Alkoholfreier Wein wird auf verschiedene Weisen hergestellt. Das Ziel ist es, den Alkoholgehalt des Weins auf weniger als 0,5 % vol. Alkohol zu reduzieren, sodass er als alkoholfrei gilt. Wichtig zu wissen: Kaum ein Weingut kann sich das aufwändige Verfahren der Entalkoholisierung leisten. Das geschieht in so genannten Entalkoholisierungszentren. Einige der gängigen Methoden :

  • Vakuumdestillation: Eine der traditionellen und gebräuchlichsten Methoden zur Entalkoholisierung von Wein. Der Wein wird in einem Vakuumbehälter bei niedrigeren Temperaturen als dem Siedepunkt von Alkohol erhitzt. Dadurch verdampft der Alkohol, und der Dampf wird aufgefangen und gekühlt, um ihn wieder zu kondensieren und in flüssiger Form zu sammeln. Übrig bleibt alkoholfreier Wein.
  • Rotationsverdampfung: Diese Methode ähnelt der Vakuumdestillation, verwendet jedoch rotierende Verdampfer, um den Alkohol effizienter zu entfernen.
  • Umkehrosmose: Diese Methode basiert auf dem Prinzip der Filtration durch eine halbdurchlässige Membran. Der Wein wird durch eine Membran gepumpt, die Moleküle unterschiedlicher Größe trennen kann. Alkoholmoleküle sind kleiner als Wasser- und Geschmacksmoleküle, wodurch sie von der Membran entfernt werden. 
  • Membranfiltration: Hierbei wird der Wein durch eine spezielle Filtermembran geleitet, die Alkohol und andere flüchtige Verbindungen entfernt. Diese Methode kann bei niedrigeren Temperaturen durchgeführt werden und hilft, den Geschmack des Weins besser zu bewahren.

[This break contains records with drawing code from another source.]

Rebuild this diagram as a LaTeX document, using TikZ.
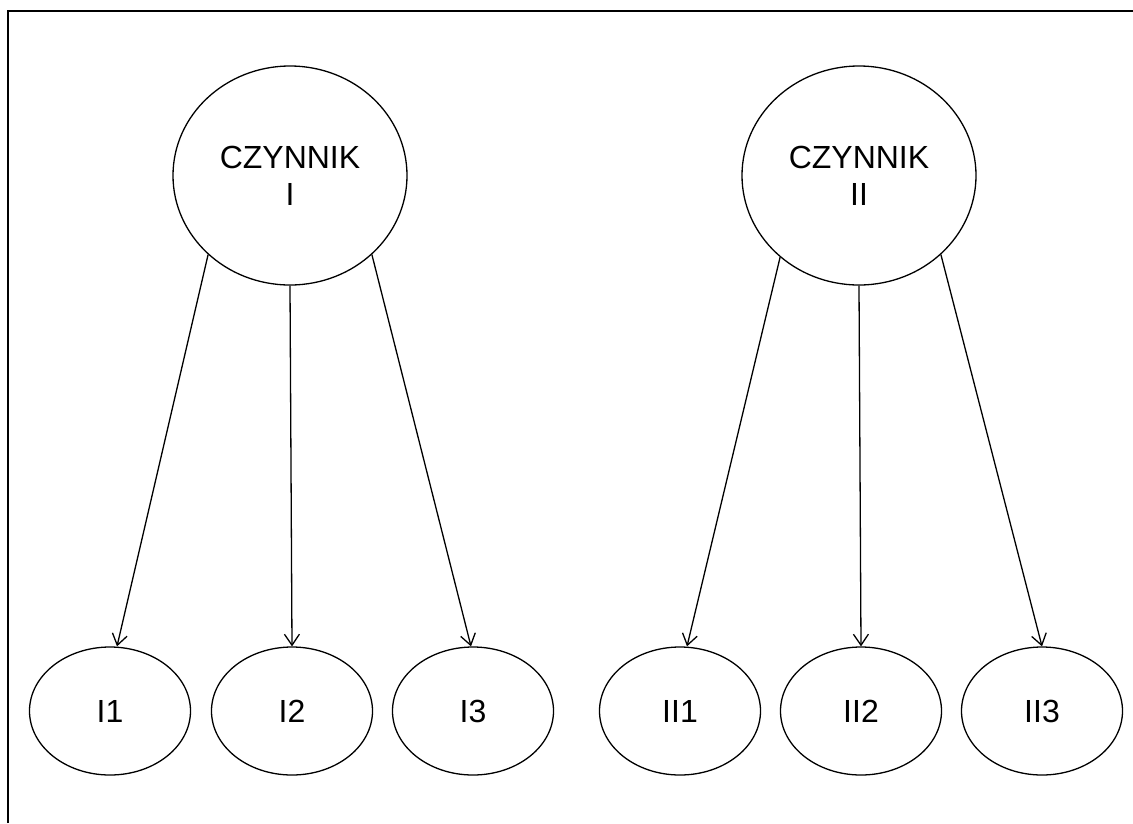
\documentclass[tikz,border=0pt]{standalone}
\usepackage{fontspec}
\setmainfont{Liberation Sans}
\usetikzlibrary{arrows.meta,shapes.geometric}
\begin{document}
\begin{tikzpicture}[x=1pt,y=-1pt,
  big/.style={draw, ellipse, line width=1.3pt, minimum width=234pt, minimum height=219pt, inner sep=0pt, align=center, font=\fontsize{32}{37}\selectfont},
  small/.style={draw, ellipse, line width=1.3pt, minimum width=161pt, minimum height=128pt, inner sep=0pt, font=\fontsize{32}{37}\selectfont},
  arr/.style={line width=1.3pt, -{Straight Barb[length=11pt,width=15pt]}}]
\useasboundingbox (0,0) rectangle (1133,823);
\draw[line width=2pt] (8,823) -- (8,11) -- (1133,11);
\node[big] (c1) at (290,175.5) {CZYNNIK\\I};
\node[big] (c2) at (859,175.5) {CZYNNIK\\II};
\node[small] (a1) at (110,711) {I1};
\node[small] (a2) at (292,711) {I2};
\node[small] (a3) at (473,711) {I3};
\node[small] (b1) at (680,711) {II1};
\node[small] (b2) at (861,711) {II2};
\node[small] (b3) at (1042,711) {II3};
\draw[arr] (c1.224) -- ([xshift=7pt]a1.north);
\draw[arr] (c1.south) -- (a2.north);
\draw[arr] (c1.316) -- ([xshift=-2pt]a3.north);
\draw[arr] (c2.226) -- ([xshift=7pt]b1.north);
\draw[arr] (c2.south) -- (b2.north);
\draw[arr] (c2.316) -- (b3.north);
\end{tikzpicture}
\end{document}
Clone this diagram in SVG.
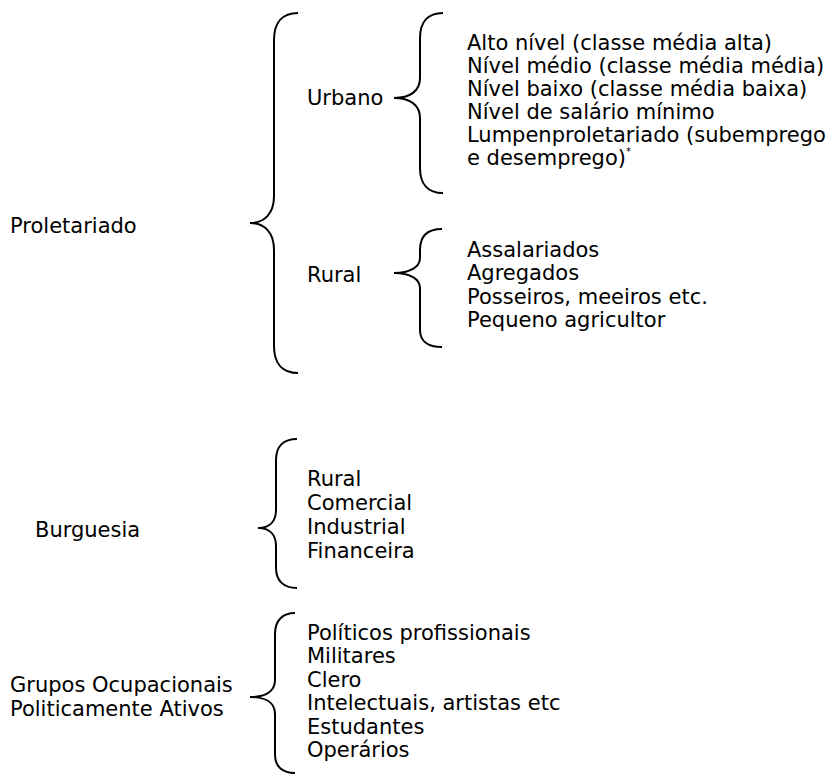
<svg xmlns="http://www.w3.org/2000/svg" width="834" height="779" viewBox="0 0 834 779">
<style>
text{font-family:"DejaVu Sans",Verdana,sans-serif;font-size:21px;fill:#000}
.br{fill:none;stroke:#000;stroke-width:2}
</style>
<rect width="834" height="779" fill="#fff"/>
<g id="connectors">
<path class="br" d="M298,13 C283,13 274,22 274,40 L274,196 C274,213 265,223 250,223 C265,223 274,233 274,250 L274,346 C274,364 283,373 298,373"/>
<path class="br" d="M443,13 C428,13 420,22 420,38 L420,78 C420,91 410,98 394,98 C410,98 420,105 420,118 L420,168 C420,184 428,193 443,193"/>
<path class="br" d="M442,229 C428,229 420,236 420,250 L420,258 C420,267 410,273 394,273 C410,273 420,279 420,288 L420,330 C420,341 428,347 442,347"/>
<path class="br" d="M297,439 C284,439 276,446 276,460 L276,510 C276,521 270,528 258,528 C270,528 276,535 276,546 L276,568 C276,581 284,588 297,588"/>
<path class="br" d="M295,613 C283,613 275,620 275,634 L275,680 C275,691 266,697 250,697 C266,697 275,703 275,714 L275,755 C275,767 283,773 295,773"/>
</g>
<g id="proletariado"><text x="10" y="233">Proletariado</text></g>
<g id="urbano"><text x="307" y="105">Urbano</text></g>
<g id="urbano-items">
<text x="467" y="50">Alto nível (classe média alta)</text>
<text x="467" y="73">Nível médio (classe média média)</text>
<text x="467" y="96">Nível baixo (classe média baixa)</text>
<text x="467" y="119">Nível de salário mínimo</text>
<text x="467" y="142">Lumpenproletariado (subemprego</text>
<text x="467" y="165">e desemprego)<tspan font-size="10" dy="-10">*</tspan></text>
</g>
<g id="rural"><text x="307" y="282">Rural</text></g>
<g id="rural-items">
<text x="467" y="257">Assalariados</text>
<text x="467" y="280">Agregados</text>
<text x="467" y="304">Posseiros, meeiros etc.</text>
<text x="467" y="327">Pequeno agricultor</text>
</g>
<g id="burguesia"><text x="35" y="537">Burguesia</text></g>
<g id="burguesia-items">
<text x="307" y="486">Rural</text>
<text x="307" y="510">Comercial</text>
<text x="307" y="534">Industrial</text>
<text x="307" y="558">Financeira</text>
</g>
<g id="grupos">
<text x="10" y="692">Grupos Ocupacionais</text>
<text x="10" y="716">Politicamente Ativos</text>
</g>
<g id="grupos-items">
<text x="307" y="640">Políticos profissionais</text>
<text x="307" y="663">Militares</text>
<text x="307" y="687">Clero</text>
<text x="307" y="710">Intelectuais, artistas etc</text>
<text x="307" y="734">Estudantes</text>
<text x="307" y="757">Operários</text>
</g>
</svg>
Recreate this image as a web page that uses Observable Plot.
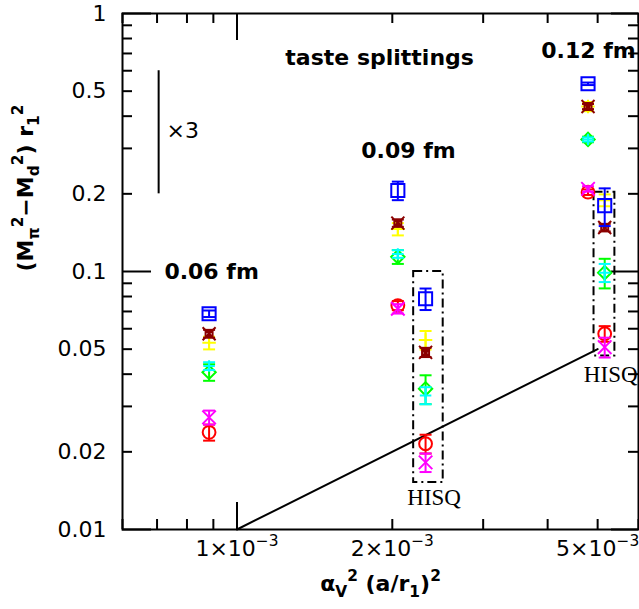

  • Umkehr-Dialyse: Bei diesem Verfahren wird der Wein durch eine Membran gepumpt, die speziell entwickelte Harze enthält. Diese Harze binden selektiv Alkoholmoleküle, während andere Bestandteile des Weins durch die Membran hindurchgehen.
  • Schleuderkegelkolonne: Ein sehr modernes, aber auch sehr teures Verfahren ist die Entalkoholisierung mittels Spinning Cone Column (Schleuderkegelkolonne).  Ein australisches Verfahren, welches ebenfalls in einem Vakuum arbeitet. Völlig vom Wein getrennt werden dabei nicht nur der Alkohol, sondern auch die Aromastoffe. Um den weinähnlichen Geschmack zu erhalten, fügt man die Aroma-Fraktion in einem weiteren Schritt wieder hinzu. So wird ein zu hundert Prozent alkoholfreier Wein hergestellt.